Die Strafzahlung teilt sich dem Richterspruch vom Montag (14.02.2011) zufolge in mehrere Summen auf: Knapp 5,4 Milliarden Dollar muss Chevron für die Bodenreinigung aufbringen. Für den Aufbau eines Gesundheitswesens für die betroffene Bevölkerung hat das Gericht 2,2 Milliarden veranschlagt. 600 Millionen Dollar soll den Berechnungen zufolge die Reinigung des Grundwassers kosten, und weitere 400 Millionen sollen in ein Programm zum Wiederaufbau der lokalen Gemeinden und dem Schutz der ethnischen Minderheiten im Amazonas-Urwald fließen.
Sollte sich Chevron nicht innerhalb von zwei Wochen in Zeitungsanzeigen in Ecuador und den USA für die Umweltschäden und die damit zusammenhängenden gesundheitlichen Beeinträchtigungen der Bevölkerung entschuldigen, drohte Richter Nicolás Zambrano damit, die Strafsumme zu verdoppeln.
Chevron kündigt Widerstand an
Der US-Konzern hält das Urteil für "unrechtmäßig und nicht durchsetzbar". Auf seiner Internetseite teilt Chevron mit, der Richterspruch sei "das Resultat von Betrug" und widerspreche den Beweisen. Internationale und US-amerikanische Gerichte hätten bereits im Vorfeld Schritte unternommen um die Entscheidung aus Ecuador zu blockieren, ließ das Unternehmen mitteilen. Zudem forderte Chevron, dass die "Straftäter für diesen Betrug" zur Rechenschaft gezogen werden.
Der Rechtsstreit zwischen Ecuador und Chevron zieht sich bereits seit 1993 hin – damals reichte die Amazonasgemeinschaft Klage vor einem New Yorker Gericht ein. Chevron nimmt für sich in Anspruch, die Renaturierung des Ölfördergebietes vertragsgemäß abgeschlossen zu haben. 40 Millionen Dollar will der Konzern in die Sanierung investiert haben. Die ecuadorianische Regierung haben die Maßnahmen damals überwacht und Texaco für die Zukunft "von jeglichen Ansprüchen und Verpflichtungen im Zusammenhang mit den Aktivitäten in Ecuador" freigesprochen, heißt es in einer firmeneigenen Dokumentation zur "Geschichte von Texaco und Chevron in Ecuador".

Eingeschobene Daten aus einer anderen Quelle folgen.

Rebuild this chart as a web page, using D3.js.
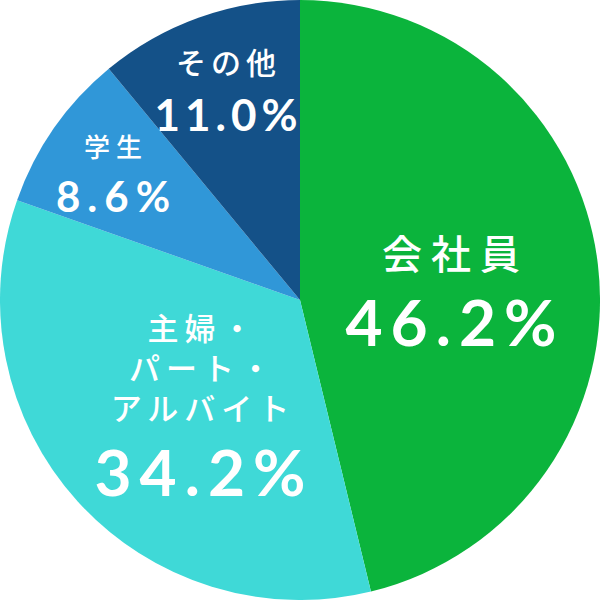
<!DOCTYPE html>
<html><head><meta charset="utf-8">
<script src="https://cdn.jsdelivr.net/npm/d3@7"></script>
<style>html,body{margin:0;padding:0;background:#fff;}</style>
</head><body>
<svg id="c" width="600" height="600"></svg>
<script>
const categories = ["会社員", "主婦・パート・アルバイト", "学生", "その他"];
const values = [46.2, 34.2, 8.6, 11.0];
const valueLabels = ["46.2%", "34.2%", "8.6%", "11.0%"];
const colors = ["#0bb43c", "#3fd9d7", "#3097d8", "#145188"];
const labelLines = [["会社員"], ["主婦・", "パート・", "アルバイト"], ["学生"], ["その他"]];

const svg = d3.select("#c");
const g = svg.append("g").attr("transform", "translate(300,300)");
const pie = d3.pie().sort(null).value(d => d)(values);
const arc = d3.arc().innerRadius(0).outerRadius(300);
g.selectAll("path").data(pie).join("path")
  .attr("d", arc).attr("fill", (d, i) => colors[i]);

// label layout: [cx, first line baseline, line height, catSize, catSpacing, valBaseline, valSize, valSpacing]
const layout = [
  [451, 269, 0, 40, 9, 346, 64, 8],
  [200, 340, 40, 31, 6, 496, 64, 8],
  [113, 157, 0, 26, 6, 212, 42, 7],
  [226, 74, 0, 30, 5, 131, 44, 5]
];
const jp = "'Noto Sans CJK JP', sans-serif";
const num = "Lato, 'Open Sans', sans-serif";
layout.forEach((L, i) => {
  const [cx, y0, lh, cs, csp, vy, vs, vsp] = L;
  const t = g.append("text").attr("text-anchor", "middle").attr("fill", "#fff")
    .style("font-family", jp).style("font-weight", 500)
    .style("font-size", cs + "px").style("letter-spacing", csp + "px");
  labelLines[i].forEach((s, k) => {
    t.append("tspan").attr("x", cx - 300 + csp / 2).attr("y", y0 + k * lh - 300).text(s);
  });
  g.append("text").attr("x", cx - 300 + vsp / 2).attr("y", vy - 300)
    .attr("text-anchor", "middle").attr("fill", "#fff")
    .style("font-family", num).style("font-weight", 700)
    .style("font-size", vs + "px").style("letter-spacing", vsp + "px").text(valueLabels[i]);
});
</script>
</body></html>
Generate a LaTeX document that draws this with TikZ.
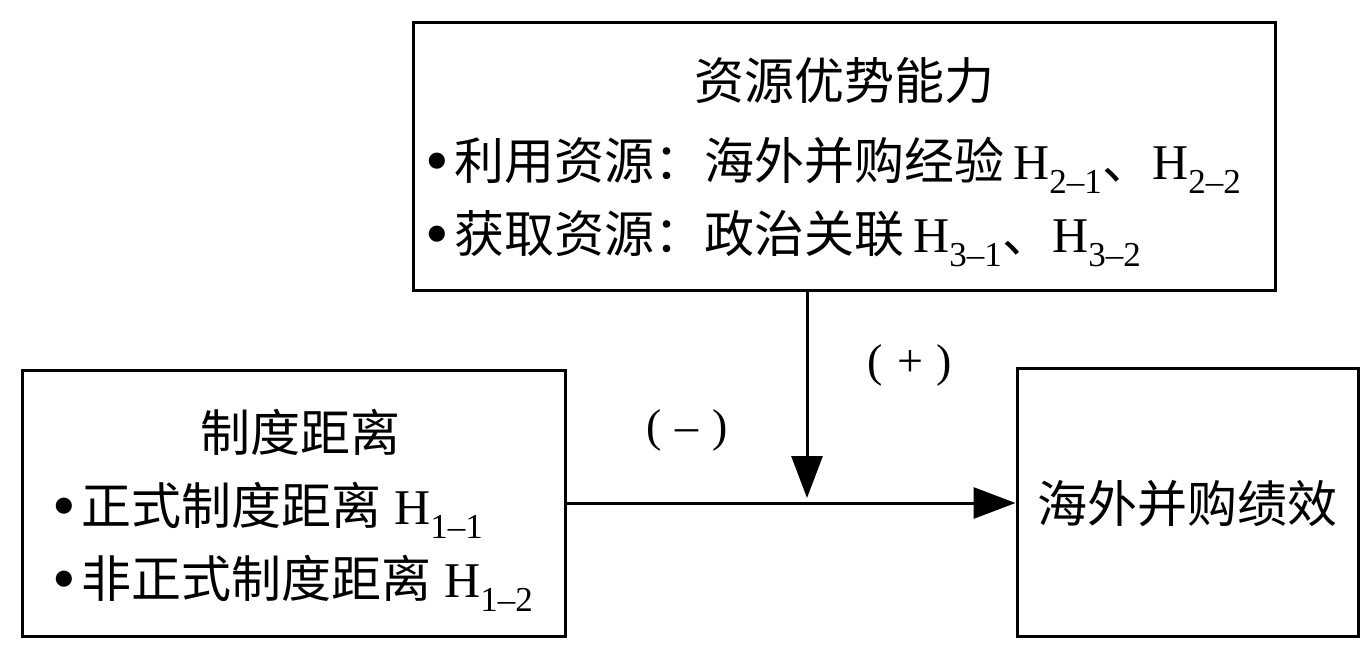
\documentclass[tikz,border=0pt]{standalone}
\usepackage{fontspec}
\usepackage{graphicx}
\setmainfont{Liberation Serif}
\newfontfamily\cjk{Noto Sans CJK SC}
\usetikzlibrary{arrows.meta}
\newcommand\Hs[1]{H\textsubscript{#1}}
\newcommand\bul{\raisebox{-4pt}{\scalebox{1.35}{\textbullet}}\hspace{0.12em}}
\begin{document}
\begin{tikzpicture}[x=1pt,y=-1pt,
  box/.style={draw, line width=3pt, inner sep=0pt},
  txt/.style={inner sep=0pt, font=\fontsize{50}{60}\selectfont},
  lbl/.style={inner sep=0pt, font=\fontsize{46}{52}\selectfont},
  arr/.style={line width=3pt, -{Triangle[width=31pt,length=42pt]}}]
\useasboundingbox (0,0) rectangle (1372,659);
\fill[white] (0,0) rectangle (1372,659);
% boxes
\node[box, minimum width=862pt, minimum height=268pt] (res) at (844,156) {};
\node[box, minimum width=543pt, minimum height=266pt] (inst) at (293.5,503) {};
\node[box, minimum width=341pt, minimum height=268pt] (perf) at (1187.5,502) {};
% texts
\node[txt, anchor=base] (rest) at (844,99) {\cjk 资源优势能力};
\node[txt, anchor=base west] (res1) at (425,179) {\bul{\cjk 利用资源：海外并购经验}\,\Hs{2--1}{\cjk 、}\Hs{2--2}};
\node[txt, anchor=base west] (res2) at (425,252) {\bul{\cjk 获取资源：政治关联}\,\Hs{3--1}{\cjk 、}\Hs{3--2}};
\node[txt, anchor=base] (instt) at (300,451) {\cjk 制度距离};
\node[txt, anchor=base west] (inst1) at (52,524) {\bul{\cjk 正式制度距离} \Hs{1--1}};
\node[txt, anchor=base west] (inst2) at (52,597) {\bul{\cjk 非正式制度距离} \Hs{1--2}};
\node[txt, anchor=base] (perft) at (1187,522) {\cjk 海外并购绩效};
% connectors
\coordinate (mid) at (807,503);
\draw[arr] (inst.east |- mid) -- (perf.west |- mid);
\draw[arr] (res.south -| mid) -- ([yshift=5pt]mid);
\node[lbl] (plus) at (910,365) {(\hspace{0.3em}+\hspace{0.3em})};
\node[lbl] (minus) at (687,430) {(\hspace{0.3em}--\hspace{0.3em})};
\end{tikzpicture}
\end{document}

Darin wird der Regierung von Präsident Rafael Correa vorgeworfen, den Rechtstaat und die Gewaltenteilung ausgehebelt und sich offen auf die Seite den Kläger gestellt zu haben. Chevron "ist sich der schwierigen Lage der Bewohner der betroffenen Region bewusst", weise aber jede Verantwortung im Zusammenhang mit der Umweltverschmutzung von sich. Vielmehr seien die ecuadorianische Regierung und das staatliche Ölunternehmen Petroecuador für die Verseuchung von Böden und Trinkwasser verantwortlich.
Kläger sind unzufrieden mit Urteil
"Angesichts der Bedeutungslosigkeit der Summe der Strafzahlung werden wir analysieren, diskutieren und entscheiden ob wir Widerspruch gegen das Urteil einlegen", teilte der Anwalt der Kläger, Pablo Fajardo, per E-Mail mit. Die Amazonasgemeinschaft beruft sich auf ein Gutachten aus den neunziger Jahren, demzufolge Entschädigungsforderungen in Höhe von 27 Milliarden Dollar für Schäden durch Wasser- und Bodenverschmutzung empfohlen werden. Die Kleinbauern in der Region Sucumbíos im Nordosten Ecuadors klagen seit Jahrzehnten darüber, dass sie aufgrund der Boden- und Grundwasserverseuchung weder Land- noch Viehwirtschaft betreiben können.
Die Kläger haben angekündigt, weltweit auf die Vermögenswerte von Chevron zugreifen zu wollen. Die Firma mit Sitz in Kalifornien hat 2010 einen Umsatz in Höhe von 198 Milliarden Dollar gemacht. Der Gewinn lag bei 19 Milliarden.
"Dieses Urteil ist nur ein Zwischenschritt", so der New Yorker Öl-Analyst John van Schaik von Medley Global Advisors gegenüber der Nachrichtenagentur Reuters. "Der Rechtsstreit kann sich noch über Jahre ziehen. Aber die Tatsache, dass das Gericht von Lago Agrio zugunsten der Kläger entschieden hat ist ein deutliches Warnsignal an die Öl-Unternehmen. Die Zeiten haben sich geändert und die Firmen müssen Umweltfragen ernst nehmen", so van Schaik weiter.